FIFO 2025. Lisa-Jane Taouma est une écrivaine, réalisatrice de cinéma et de télévision et productrice samoane néo-zélandaise. Elle présente cette année Myths and Maidens en compétition. Rencontre avec la réalisatrice.
Lisa Taouma, une tête bien pleine ou une tête bien faite ? Exposer ses émotions avec force est son métier. Lisa, qui a grandi à Faleasiu et Tulaele à Samoa avant d’émigrer à Auckland, en Nouvelle-Zélande, est une femme de caractère. Titulaire d’un Master de l’Université d’Auckland et y a enseigné les arts du Pacifique. Le titre de sa thèse de Master en 1998 était Re-picturing paradise : myths of the dusky maiden.
Aujourd’hui elle est réalisatrice du film en compétition Myths and Maidens au FIFO, pour sa 22e édition. Comme un retour aux sources. Pour les personnes lambda, difficile de rester de marbre face à une fafine pareille. Femme engagée pour la visibilité féminine et autochtone océanienne, elle est également directrice d’une boite de production Tiki Lounge prods et d’une web TV, Coconet TV.
Lisa Taouma est une habituée du FIFO. En 2019, elle a présenté Marks of Mana, le premier film consacré au tatouage exclusivement féminin du Pacifique. En 2020, elle a par ailleurs été membre du jury où elle a été la seule femme. Cette année, la réalisatrice est de retour pour encore marquer les esprits et tenter de faire évoluer les mentalités.
Pour l’artiste, le FIFO est une opportunité : « Le FIFO est un festival très important, tant au niveau mondial que régional, car c’est l’un des seuls festivals à offrir une telle visibilité aux documentaires du Pacifique. Pour moi, c’est essentiel, car il n’a jamais été aussi crucial qu’aujourd’hui de raconter nos histoires et de les voir reconnues comme ayant une importance à l’échelle mondiale. »
Lisa souhaite avant tout porter une voix : celle des femmes. Toujours déterminée, elle milite : « Je veux donner de la visibilité aux femmes du moana dans mon travail, car nous sommes encore loin de l’équité en termes de représentation à l’écran. Les expériences des femmes du Pacifique ont à peine été explorées, et Myths and Maidens offre un aperçu de la vie des femmes à travers la région ». Elle affirme : « Les femmes du Pacifique représentent plus de la moitié de la population de la région, mais les défis qu’elles rencontrent reçoivent très peu d’attention dans les médias audiovisuels.

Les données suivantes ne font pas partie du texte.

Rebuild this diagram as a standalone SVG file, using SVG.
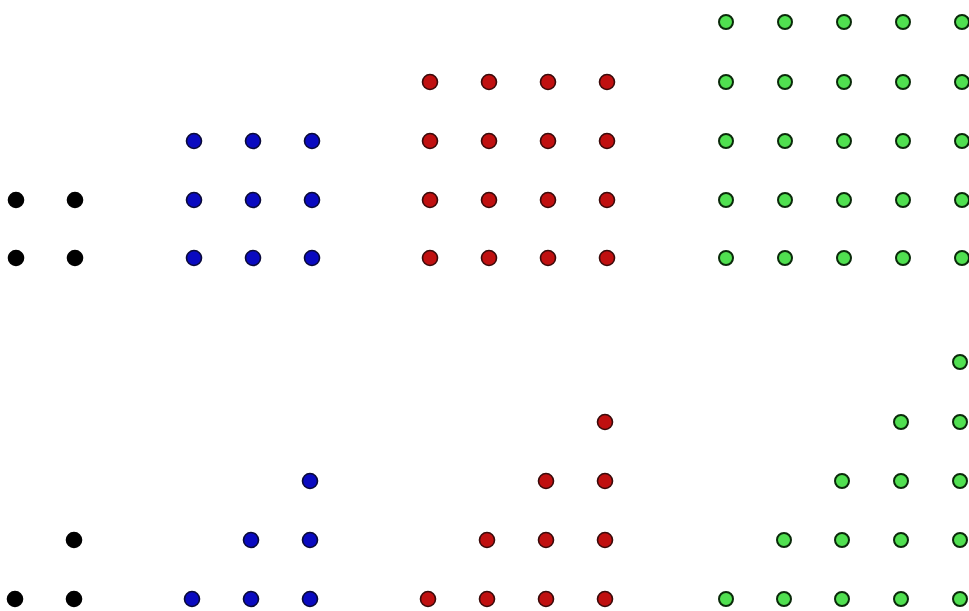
<svg xmlns="http://www.w3.org/2000/svg" width="969" height="611" viewBox="0 0 969 611">
<style>
circle{stroke-width:1.6}
.k{fill:#000;stroke:#000}
.b{fill:#0a0ac0;stroke:#0a0a3a}
.r{fill:#c01010;stroke:#3a0a0a}
.g{fill:#50e050;stroke:#0a2a0a;stroke-width:2}
</style>
<rect width="969" height="611" fill="#fff"/>
<g id="top-black">
<circle class="k" cx="16" cy="200" r="7.5"/><circle class="k" cx="75" cy="200" r="7.5"/>
<circle class="k" cx="16" cy="258" r="7.5"/><circle class="k" cx="75" cy="258" r="7.5"/>
</g>
<g id="top-blue">
<circle class="b" cx="194" cy="141" r="7.5"/><circle class="b" cx="253" cy="141" r="7.5"/><circle class="b" cx="312" cy="141" r="7.5"/>
<circle class="b" cx="194" cy="200" r="7.5"/><circle class="b" cx="253" cy="200" r="7.5"/><circle class="b" cx="312" cy="200" r="7.5"/>
<circle class="b" cx="194" cy="258" r="7.5"/><circle class="b" cx="253" cy="258" r="7.5"/><circle class="b" cx="312" cy="258" r="7.5"/>
</g>
<g id="top-red">
<circle class="r" cx="430" cy="82" r="7.5"/><circle class="r" cx="489" cy="82" r="7.5"/><circle class="r" cx="548" cy="82" r="7.5"/><circle class="r" cx="607" cy="82" r="7.5"/>
<circle class="r" cx="430" cy="141" r="7.5"/><circle class="r" cx="489" cy="141" r="7.5"/><circle class="r" cx="548" cy="141" r="7.5"/><circle class="r" cx="607" cy="141" r="7.5"/>
<circle class="r" cx="430" cy="200" r="7.5"/><circle class="r" cx="489" cy="200" r="7.5"/><circle class="r" cx="548" cy="200" r="7.5"/><circle class="r" cx="607" cy="200" r="7.5"/>
<circle class="r" cx="430" cy="258" r="7.5"/><circle class="r" cx="489" cy="258" r="7.5"/><circle class="r" cx="548" cy="258" r="7.5"/><circle class="r" cx="607" cy="258" r="7.5"/>
</g>
<g id="top-green">
<circle class="g" cx="726" cy="22" r="7"/><circle class="g" cx="785" cy="22" r="7"/><circle class="g" cx="844" cy="22" r="7"/><circle class="g" cx="903" cy="22" r="7"/><circle class="g" cx="962" cy="22" r="7"/>
<circle class="g" cx="726" cy="82" r="7"/><circle class="g" cx="785" cy="82" r="7"/><circle class="g" cx="844" cy="82" r="7"/><circle class="g" cx="903" cy="82" r="7"/><circle class="g" cx="962" cy="82" r="7"/>
<circle class="g" cx="726" cy="141" r="7"/><circle class="g" cx="785" cy="141" r="7"/><circle class="g" cx="844" cy="141" r="7"/><circle class="g" cx="903" cy="141" r="7"/><circle class="g" cx="962" cy="141" r="7"/>
<circle class="g" cx="726" cy="200" r="7"/><circle class="g" cx="785" cy="200" r="7"/><circle class="g" cx="844" cy="200" r="7"/><circle class="g" cx="903" cy="200" r="7"/><circle class="g" cx="962" cy="200" r="7"/>
<circle class="g" cx="726" cy="258" r="7"/><circle class="g" cx="785" cy="258" r="7"/><circle class="g" cx="844" cy="258" r="7"/><circle class="g" cx="903" cy="258" r="7"/><circle class="g" cx="962" cy="258" r="7"/>
</g>
<g id="bottom-black">
<circle class="k" cx="74" cy="540" r="7.5"/>
<circle class="k" cx="15" cy="599" r="7.5"/><circle class="k" cx="74" cy="599" r="7.5"/>
</g>
<g id="bottom-blue">
<circle class="b" cx="310" cy="481" r="7.5"/>
<circle class="b" cx="251" cy="540" r="7.5"/><circle class="b" cx="310" cy="540" r="7.5"/>
<circle class="b" cx="192" cy="599" r="7.5"/><circle class="b" cx="251" cy="599" r="7.5"/><circle class="b" cx="310" cy="599" r="7.5"/>
</g>
<g id="bottom-red">
<circle class="r" cx="605" cy="422" r="7.5"/>
<circle class="r" cx="546" cy="481" r="7.5"/><circle class="r" cx="605" cy="481" r="7.5"/>
<circle class="r" cx="487" cy="540" r="7.5"/><circle class="r" cx="546" cy="540" r="7.5"/><circle class="r" cx="605" cy="540" r="7.5"/>
<circle class="r" cx="428" cy="599" r="7.5"/><circle class="r" cx="487" cy="599" r="7.5"/><circle class="r" cx="546" cy="599" r="7.5"/><circle class="r" cx="605" cy="599" r="7.5"/>
</g>
<g id="bottom-green">
<circle class="g" cx="960" cy="362" r="7"/>
<circle class="g" cx="901" cy="422" r="7"/><circle class="g" cx="960" cy="422" r="7"/>
<circle class="g" cx="842" cy="481" r="7"/><circle class="g" cx="901" cy="481" r="7"/><circle class="g" cx="960" cy="481" r="7"/>
<circle class="g" cx="784" cy="540" r="7"/><circle class="g" cx="842" cy="540" r="7"/><circle class="g" cx="901" cy="540" r="7"/><circle class="g" cx="960" cy="540" r="7"/>
<circle class="g" cx="726" cy="599" r="7"/><circle class="g" cx="784" cy="599" r="7"/><circle class="g" cx="842" cy="599" r="7"/><circle class="g" cx="901" cy="599" r="7"/><circle class="g" cx="960" cy="599" r="7"/>
</g>
</svg>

Pourtant, ces défis ont un impact sur l’ensemble de nos sociétés du Pacifique, que ce soit au niveau économique, éducatif, de l’emploi, des violences ou du bien-être. C’est pourquoi je souhaite mettre en lumière les histoires des femmes du Pacifique, afin d’illustrer nos problématiques communes tout en valorisant la singularité culturelle de chaque île. »
« Nous devons toujours porter en nous notre culture, notre héritage et nos racines, et les célébrer avec fierté »
Aujourd’hui, si le public du Fifo 2025 se demande pourquoi voir son documentaire, sans détour, la réalisatrice, répond du tac au tac : « Je tiens vraiment à valoriser les femmes du Pacifique en tant que public principal. J’aime raconter des histoires à l’écran qui non seulement partagent nos récits, mais qui reconnaissent aussi que les femmes qui regardent sont un public essentiel auquel nous nous adressons. »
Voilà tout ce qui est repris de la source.